Drug overdoses killed 63,632 Americans in 2016, and nearly two-thirds of these deaths involved a prescription or illicit opioid. The CDC singled out fentanyl as a culprit, stating that “the overdose death rate from synthetic opioids (other than methadone) more than doubled, likely driven by illicitly manufactured fentanyl (IMF).” We are in the grip of a massive crisis that kills someone every eight minutes.

This tragedy is partially caused by the natural incentive structures inherent within capitalism, and Nebraska took inspiration from that malaise to execute a man convicted of murdering two Omaha cab drivers in 1979 (Carey Dean Moore acknowledged his guilt in this letter). This feels like a cruel joke. Not only is America doing very little to stop an overdose crisis that gets worse by the day, but we are now coopting it in order to carry out state-sanctioned executions. In a sense, this is a message that America does not plan on taking this genuine crisis very seriously.

Researchers at the CDC interviewed fentanyl users, and per LiveScience‘s writeup of the study, this is what happens during a fentanyl overdose.

The researchers asked the respondents to describe what happened during a suspected fentanyl overdose. The most common characteristic, described in 20 percent of the cases, was that the person’s lips immediately turned blue, followed by gurgling sounds with breathing (16 percent of the cases), stiffening of the body or seizure-like activity (13 percent), foaming at the mouth (6 percent) and confusion or strange behavior before the person became unresponsive (6 percent), according to the report.

This is how Nebraska killed a man.

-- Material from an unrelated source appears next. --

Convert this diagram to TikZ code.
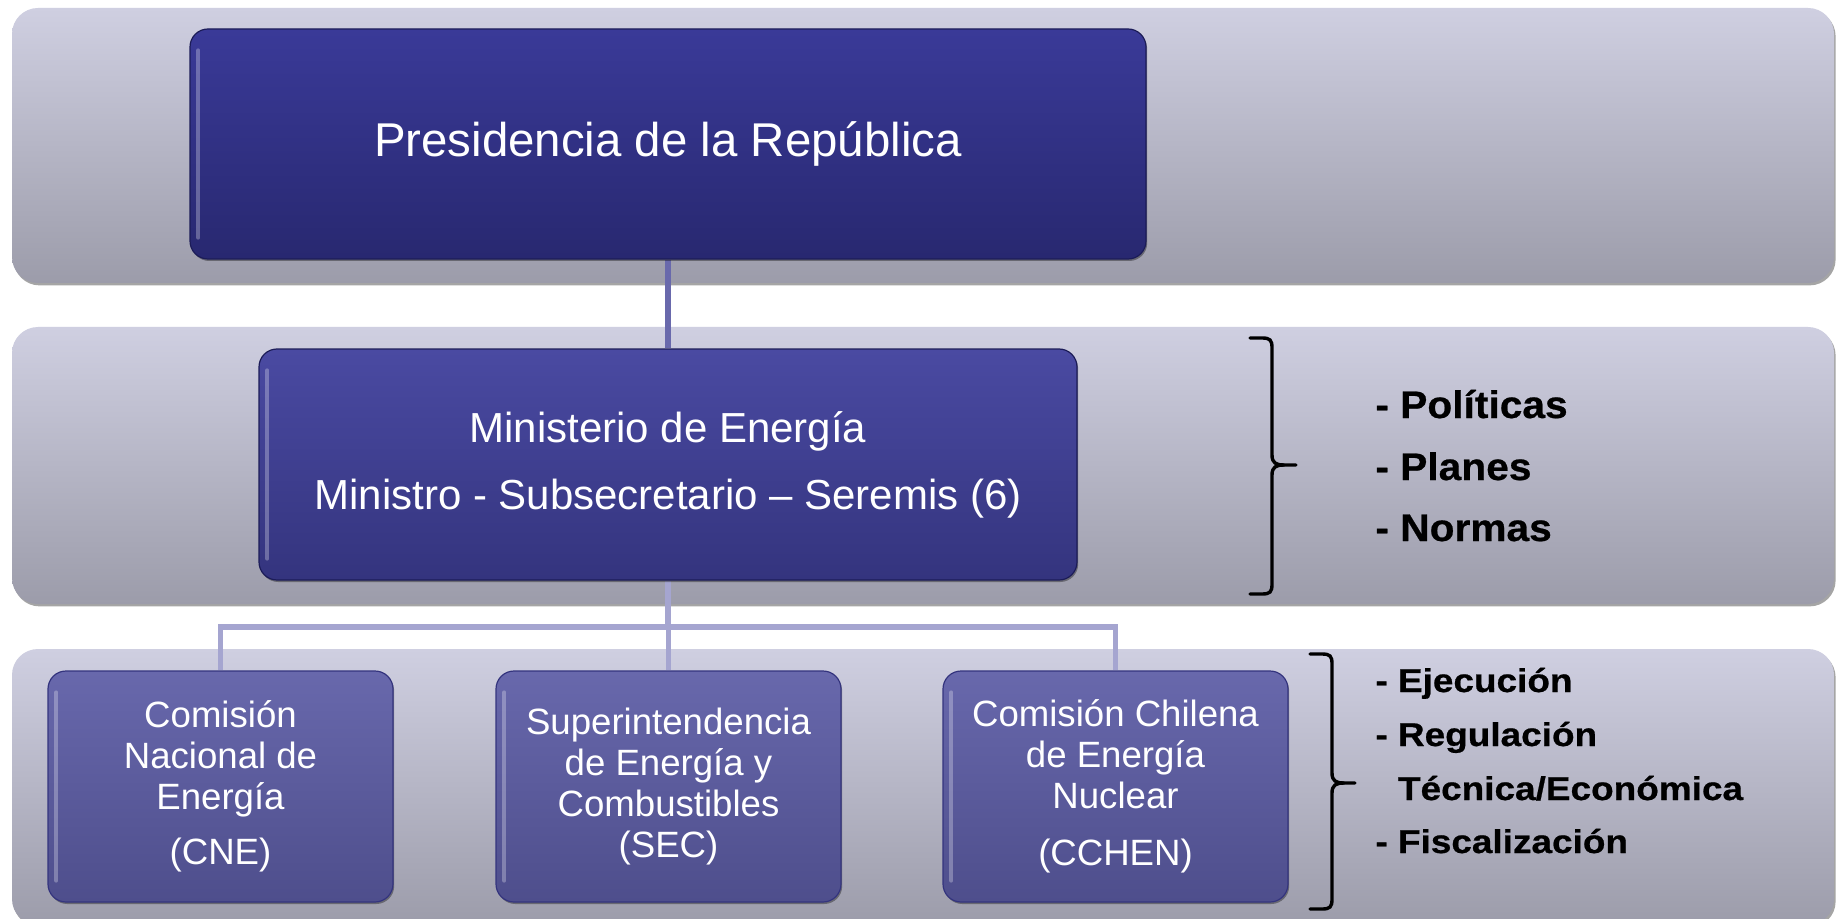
\documentclass[tikz,border=0pt]{standalone}
\usepackage{fontspec}
\setmainfont{Liberation Sans}
\newfontfamily\listA[FakeStretch=1.06,FakeBold=0.6]{Liberation Sans}
\newfontfamily\listB[FakeStretch=1.12,FakeBold=0.6]{Liberation Sans}
\usetikzlibrary{calc,shadows}
\definecolor{bandtop}{RGB}{207,207,225}
\definecolor{bandbot}{RGB}{156,156,170}
\definecolor{presT}{RGB}{58,58,152}
\definecolor{presB}{RGB}{40,40,112}
\definecolor{presD}{RGB}{28,28,88}
\definecolor{minT}{RGB}{74,74,162}
\definecolor{minB}{RGB}{52,52,126}
\definecolor{subT}{RGB}{104,104,172}
\definecolor{subB}{RGB}{78,78,140}
\definecolor{connA}{RGB}{105,105,172}
\definecolor{connB}{RGB}{165,165,208}
\pgfdeclarelayer{bandlayer}
\pgfdeclarelayer{connlayer}
\pgfsetlayers{bandlayer,connlayer,main}
\begin{document}
\begin{tikzpicture}[x=0.5pt,y=-0.5pt,
  band/.style={rectangle, rounded corners=13pt, top color=bandtop, bottom color=bandbot,
    draw=none, inner sep=0pt, minimum width=911pt,
    drop shadow={shadow xshift=0.8pt, shadow yshift=-1.2pt, opacity=0.5, fill=black!70}},
  orgbox/.style={rectangle, rounded corners=9pt, inner sep=0pt, text=white, align=center,
    line width=0.6pt,
    drop shadow={shadow xshift=0.6pt, shadow yshift=-1pt, opacity=0.35, fill=black}},
  presbox/.style={orgbox, top color=presT, bottom color=presB, draw=presD,
    minimum width=478pt, minimum height=115pt, font=\fontsize{23.7}{28}\selectfont},
  minbox/.style={orgbox, top color=minT, bottom color=minB, draw=presD,
    minimum width=409pt, minimum height=115.5pt, font=\fontsize{21}{33.5}\selectfont},
  subbox/.style={orgbox, top color=subT, bottom color=subB, draw=minB,
    minimum width=172.5pt, minimum height=115.5pt, font=\fontsize{18.3}{20.5}\selectfont},
  hilite/.style={line width=2pt, line cap=round, draw=white, opacity=0.28},
  connerA/.style={draw=connA, line width=3pt},
  connerB/.style={draw=connB, line width=2.8pt},
  brk/.style={draw=black, line width=1.7pt, line cap=round},
  listone/.style={anchor=base west, inner sep=0pt, font=\listA\bfseries\fontsize{19.2}{22}\selectfont},
  listtwo/.style={anchor=base west, inner sep=0pt, font=\listB\bfseries\fontsize{16.5}{18}\selectfont}
]
\useasboundingbox (0,0) rectangle (1839,919);
\clip (0,0) rectangle (1839,919);

\begin{pgfonlayer}{bandlayer}
  \fill[white] (0,0) rectangle (1839,919);
  \node[band, minimum height=137.5pt] (bandA) at (923,145.5) {};
  \node[band, minimum height=138.5pt] (bandB) at (923,465.5) {};
  \node[band, minimum height=138pt] (bandC) at (923,787) {};
\end{pgfonlayer}

% boxes
\node[presbox] (pres) at (668,144) {Presidencia de la República};
\node[minbox] (min) at (668,464.5) {Ministerio de Energía\\Ministro - Subsecretario -- Seremis (6)};
\node[subbox] (cne) at (220.5,786.5) {Comisión\\Nacional de\\Energía\\[7pt](CNE)};
\node[subbox] (sec) at (668.5,786.5) {Superintendencia\\de Energía y\\Combustibles\\(SEC)};
\node[subbox] (cchen) at (1115.5,786.5) {Comisión Chilena\\de Energía\\Nuclear\\[8pt](CCHEN)};

% glossy left highlights
\foreach \b in {pres,min,cne,sec,cchen}{
  \draw[hilite] ($(\b.north west)+(9,22)$) -- ($(\b.south west)+(9,-22)$);
}

% connectors
\coordinate (bus) at (668,627);
\begin{pgfonlayer}{connlayer}
  \draw[connerA] (pres.south) -- (min.north);
  \draw[connerB] (min.south) -- (bus);
  \draw[connerB] (cne.north) |- (bus) -| (cchen.north);
  \draw[connerB] (sec.north) -- (sec.north |- bus);
\end{pgfonlayer}

% brackets
\draw[brk] (1250,338) -- (1262,338) .. controls (1270,338) and (1272,340) .. (1272,348)
  -- (1272,455) .. controls (1272,463) and (1276,465) .. (1284,465) -- (1296,465);
\draw[brk] (1284,465) .. controls (1276,465) and (1272,467) .. (1272,475)
  -- (1272,584) .. controls (1272,592) and (1270,594) .. (1262,594) -- (1250,594);

\draw[brk] (1310,654) -- (1322,654) .. controls (1330,654) and (1332,656) .. (1332,664)
  -- (1332,773) .. controls (1332,781) and (1336,783) .. (1344,783) -- (1355,783);
\draw[brk] (1344,783) .. controls (1336,783) and (1332,785) .. (1332,793)
  -- (1332,899) .. controls (1332,907) and (1330,909) .. (1322,909) -- (1310,909);

% lists
\node[listone] (pol) at (1375,418) {- Políticas};
\node[listone] (pla) at (1375,480) {- Planes};
\node[listone] (nor) at (1375,541) {- Normas};

\node[listtwo] (eje) at (1375,692) {- Ejecución};
\node[listtwo] (reg) at (1375,746) {- Regulación};
\node[listtwo] (tec) at (1375,800) {\phantom{- }Técnica/Económica};
\node[listtwo] (fis) at (1375,853) {- Fiscalización};
\end{tikzpicture}
\end{document}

By emulating the tragedy taking place in forgotten towns across America. This country surpassed parody with the election of Donald Trump, and now we are taking inspiration from our despair to inflict pain on those that our harsh judicial system has deemed worthy of removal from society. Not only is America failing to live up to our stated ideals, we seem to be actively reveling in defying them in the Age of Trump.